Consistently touted as a potential winner of the Nobel Prize for Literature, Murray won multiple awards.

Among them were the Grace Level Prize, the Petrarch Prize and the prestigious TS Eliot Prize.

In 1999 he was awarded the Queens Gold Medal for Poetry.

He was born in Nabiac on the state’s mid-north coast before moving to Bunyah with his parents.

His time in the Australian bush and Bunyah specifically featured prominently in his poetry.

Murray’s mother died from an ectopic pregnancy when he was 12.

According to The Steel, one of his angriest and most moving poems, her death may have been avoided if the local doctor hadn’t initially refused to authorise an ambulance.

Despite an interrupted schooling, he made it to Sydney University where he didn’t quite finish a degree.
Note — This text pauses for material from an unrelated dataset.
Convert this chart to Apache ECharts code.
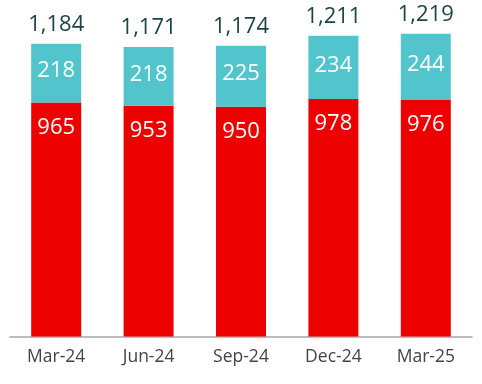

He dropped out for a time with a nervous breakdown.

He spent time with other future writers like Geoffrey Lehmann and Clive James, wrote poetry and read voraciously.

He was also a natural linguist, which enabled him to get a job as a translator at the Australian National University.

In 1962 he married Valerie Morelli, becoming a Catholic in the process. They had five children.

Murray published his first book of poetry, which was a joint collection with Lehmann, in 1965.

He took his family to Britain and Europe in 1967 for two years and on his return to Sydney finally completed his arts degree while having his first sole-authored collection, The Weatherboard Cathedral, published.